╭──

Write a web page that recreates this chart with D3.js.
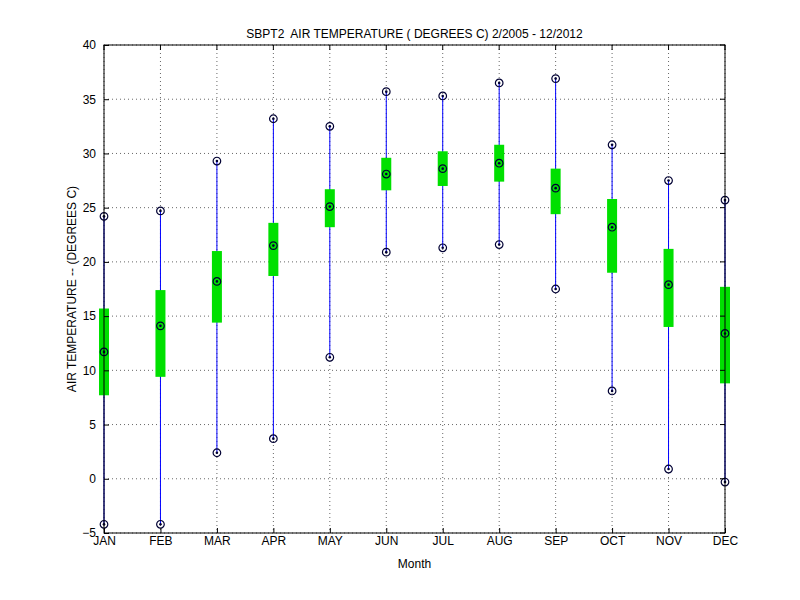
<!DOCTYPE html>
<html>
<head>
<meta charset="utf-8">
<script src="https://cdn.jsdelivr.net/npm/d3@7"></script>
<style>
body { margin: 0; background: #fff; }
text { font-family: "Liberation Sans", Arial, sans-serif; }
</style>
</head>
<body>
<div id="chart"></div>
<script>
var w = 800, h = 600;
var padLeft = 104, padRight = 725, padTop = 45, padBottom = 533;

var months = ["JAN","FEB","MAR","APR","MAY","JUN","JUL","AUG","SEP","OCT","NOV","DEC"];
var maxVals  = [24.2, 24.7, 29.3, 33.2, 32.5, 35.7, 35.3, 36.5, 36.9, 30.8, 27.5, 25.7];
var minVals  = [-4.2, -4.2, 2.4, 3.7, 11.2, 20.9, 21.3, 21.6, 17.5, 8.1, 0.9, -0.3];
var meanVals = [11.7, 14.1, 18.2, 21.5, 25.1, 28.1, 28.6, 29.1, 26.8, 23.2, 17.9, 13.4];
var boxLow   = [7.7, 9.4, 14.4, 18.7, 23.2, 26.6, 27.0, 27.4, 24.4, 19.0, 14.0, 8.8];
var boxHigh  = [15.7, 17.4, 21.0, 23.6, 26.7, 29.6, 30.2, 30.8, 28.6, 25.8, 21.2, 17.7];
var yTicks = [-5, 0, 5, 10, 15, 20, 25, 30, 35, 40];

var svg = d3.select("#chart").append("svg").attr("width", w).attr("height", h);

var x = d3.scalePoint().domain(months).range([padLeft, padRight]);
var y = d3.scaleLinear().domain([-5, 40]).range([padBottom, padTop]);

// grid
svg.append("g").selectAll("line").data(months).enter().append("line")
    .attr("x1", d => x(d)).attr("x2", d => x(d)).attr("y1", padTop).attr("y2", padBottom)
    .attr("stroke", "#000").attr("stroke-dasharray", "1,3").attr("stroke-width", 0.6);
svg.append("g").selectAll("line").data(yTicks).enter().append("line")
    .attr("x1", padLeft).attr("x2", padRight).attr("y1", d => y(d)).attr("y2", d => y(d))
    .attr("stroke", "#000").attr("stroke-dasharray", "1,3").attr("stroke-width", 0.6);

// whiskers
svg.append("g").selectAll("line").data(months).enter().append("line")
    .attr("x1", d => x(d)).attr("x2", d => x(d))
    .attr("y1", (d, i) => y(minVals[i])).attr("y2", (d, i) => y(maxVals[i]))
    .attr("stroke", "#0000ff").attr("stroke-width", 1);

// boxes
svg.append("g").selectAll("rect").data(months).enter().append("rect")
    .attr("x", d => x(d) - 5).attr("width", 10)
    .attr("y", (d, i) => y(boxHigh[i])).attr("height", (d, i) => y(boxLow[i]) - y(boxHigh[i]))
    .attr("fill", "#00e000");

// markers
var pts = [];
months.forEach(function (m, i) {
    [maxVals[i], minVals[i], meanVals[i]].forEach(v => pts.push({ m: m, v: v }));
});
var mk = svg.append("g").selectAll("g").data(pts).enter().append("g")
    .attr("transform", d => "translate(" + x(d.m) + "," + y(d.v) + ")");
mk.append("circle").attr("r", 3.8).attr("fill", "none").attr("stroke", "#000033").attr("stroke-width", 1.2);
mk.append("circle").attr("r", 1.3).attr("fill", "#000033");

// frame
svg.append("rect").attr("x", padLeft).attr("y", padTop).attr("width", padRight - padLeft).attr("height", padBottom - padTop)
    .attr("fill", "none").attr("stroke", "#000");

// axes
var xAxis = d3.axisBottom(x).tickSizeInner(-5).tickSizeOuter(0).tickPadding(8);
var yAxis = d3.axisLeft(y).tickValues(yTicks).tickSizeInner(-5).tickSizeOuter(0).tickPadding(8);
var gx = svg.append("g").attr("transform", "translate(0," + padBottom + ")").call(xAxis);
var gy = svg.append("g").attr("transform", "translate(" + padLeft + ",0)").call(yAxis);
[gx, gy].forEach(function (g) {
    g.select(".domain").remove();
    g.selectAll("text").attr("font-size", "12px").attr("fill", "#000");
});
gx.selectAll("text").attr("dy", "0.3em");
// ticks at top/right too
svg.append("g").selectAll("line").data(months).enter().append("line")
    .attr("x1", d => x(d)).attr("x2", d => x(d)).attr("y1", padTop).attr("y2", padTop + 5).attr("stroke", "#000");
svg.append("g").selectAll("line").data(yTicks).enter().append("line")
    .attr("x1", padRight - 5).attr("x2", padRight).attr("y1", d => y(d)).attr("y2", d => y(d)).attr("stroke", "#000");

// labels
svg.append("text").attr("x", (padLeft + padRight) / 2).attr("y", 38).attr("text-anchor", "middle")
    .attr("font-size", "12px").attr("xml:space", "preserve")
    .text("SBPT2  AIR TEMPERATURE ( DEGREES C) 2/2005 - 12/2012");
svg.append("text").attr("x", (padLeft + padRight) / 2).attr("y", 568).attr("text-anchor", "middle")
    .attr("font-size", "12px").text("Month");
svg.append("text").attr("transform", "translate(76," + (padTop + padBottom) / 2 + ") rotate(-90)")
    .attr("text-anchor", "middle").attr("font-size", "12px")
    .text("AIR TEMPERATURE -- (DEGREES C)");
</script>
</body>
</html>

╰──

* [Exercise brief]:
Please write out all of the material above without changing a word, and omit any pictures.

* [Output for this exercise]:
Write a web page that recreates this chart with D3.js.
<!DOCTYPE html>
<html>
<head>
<meta charset="utf-8">
<script src="https://cdn.jsdelivr.net/npm/d3@7"></script>
<style>
body { margin: 0; background: #fff; }
text { font-family: "Liberation Sans", Arial, sans-serif; }
</style>
</head>
<body>
<div id="chart"></div>
<script>
var w = 800, h = 600;
var padLeft = 104, padRight = 725, padTop = 45, padBottom = 533;

var months = ["JAN","FEB","MAR","APR","MAY","JUN","JUL","AUG","SEP","OCT","NOV","DEC"];
var maxVals  = [24.2, 24.7, 29.3, 33.2, 32.5, 35.7, 35.3, 36.5, 36.9, 30.8, 27.5, 25.7];
var minVals  = [-4.2, -4.2, 2.4, 3.7, 11.2, 20.9, 21.3, 21.6, 17.5, 8.1, 0.9, -0.3];
var meanVals = [11.7, 14.1, 18.2, 21.5, 25.1, 28.1, 28.6, 29.1, 26.8, 23.2, 17.9, 13.4];
var boxLow   = [7.7, 9.4, 14.4, 18.7, 23.2, 26.6, 27.0, 27.4, 24.4, 19.0, 14.0, 8.8];
var boxHigh  = [15.7, 17.4, 21.0, 23.6, 26.7, 29.6, 30.2, 30.8, 28.6, 25.8, 21.2, 17.7];
var yTicks = [-5, 0, 5, 10, 15, 20, 25, 30, 35, 40];

var svg = d3.select("#chart").append("svg").attr("width", w).attr("height", h);

var x = d3.scalePoint().domain(months).range([padLeft, padRight]);
var y = d3.scaleLinear().domain([-5, 40]).range([padBottom, padTop]);

// grid
svg.append("g").selectAll("line").data(months).enter().append("line")
    .attr("x1", d => x(d)).attr("x2", d => x(d)).attr("y1", padTop).attr("y2", padBottom)
    .attr("stroke", "#000").attr("stroke-dasharray", "1,3").attr("stroke-width", 0.6);
svg.append("g").selectAll("line").data(yTicks).enter().append("line")
    .attr("x1", padLeft).attr("x2", padRight).attr("y1", d => y(d)).attr("y2", d => y(d))
    .attr("stroke", "#000").attr("stroke-dasharray", "1,3").attr("stroke-width", 0.6);

// whiskers
svg.append("g").selectAll("line").data(months).enter().append("line")
    .attr("x1", d => x(d)).attr("x2", d => x(d))
    .attr("y1", (d, i) => y(minVals[i])).attr("y2", (d, i) => y(maxVals[i]))
    .attr("stroke", "#0000ff").attr("stroke-width", 1);

// boxes
svg.append("g").selectAll("rect").data(months).enter().append("rect")
    .attr("x", d => x(d) - 5).attr("width", 10)
    .attr("y", (d, i) => y(boxHigh[i])).attr("height", (d, i) => y(boxLow[i]) - y(boxHigh[i]))
    .attr("fill", "#00e000");

// markers
var pts = [];
months.forEach(function (m, i) {
    [maxVals[i], minVals[i], meanVals[i]].forEach(v => pts.push({ m: m, v: v }));
});
var mk = svg.append("g").selectAll("g").data(pts).enter().append("g")
    .attr("transform", d => "translate(" + x(d.m) + "," + y(d.v) + ")");
mk.append("circle").attr("r", 3.8).attr("fill", "none").attr("stroke", "#000033").attr("stroke-width", 1.2);
mk.append("circle").attr("r", 1.3).attr("fill", "#000033");

// frame
svg.append("rect").attr("x", padLeft).attr("y", padTop).attr("width", padRight - padLeft).attr("height", padBottom - padTop)
    .attr("fill", "none").attr("stroke", "#000");

// axes
var xAxis = d3.axisBottom(x).tickSizeInner(-5).tickSizeOuter(0).tickPadding(8);
var yAxis = d3.axisLeft(y).tickValues(yTicks).tickSizeInner(-5).tickSizeOuter(0).tickPadding(8);
var gx = svg.append("g").attr("transform", "translate(0," + padBottom + ")").call(xAxis);
var gy = svg.append("g").attr("transform", "translate(" + padLeft + ",0)").call(yAxis);
[gx, gy].forEach(function (g) {
    g.select(".domain").remove();
    g.selectAll("text").attr("font-size", "12px").attr("fill", "#000");
});
gx.selectAll("text").attr("dy", "0.3em");
// ticks at top/right too
svg.append("g").selectAll("line").data(months).enter().append("line")
    .attr("x1", d => x(d)).attr("x2", d => x(d)).attr("y1", padTop).attr("y2", padTop + 5).attr("stroke", "#000");
svg.append("g").selectAll("line").data(yTicks).enter().append("line")
    .attr("x1", padRight - 5).attr("x2", padRight).attr("y1", d => y(d)).attr("y2", d => y(d)).attr("stroke", "#000");

// labels
svg.append("text").attr("x", (padLeft + padRight) / 2).attr("y", 38).attr("text-anchor", "middle")
    .attr("font-size", "12px").attr("xml:space", "preserve")
    .text("SBPT2  AIR TEMPERATURE ( DEGREES C) 2/2005 - 12/2012");
svg.append("text").attr("x", (padLeft + padRight) / 2).attr("y", 568).attr("text-anchor", "middle")
    .attr("font-size", "12px").text("Month");
svg.append("text").attr("transform", "translate(76," + (padTop + padBottom) / 2 + ") rotate(-90)")
    .attr("text-anchor", "middle").attr("font-size", "12px")
    .text("AIR TEMPERATURE -- (DEGREES C)");
</script>
</body>
</html>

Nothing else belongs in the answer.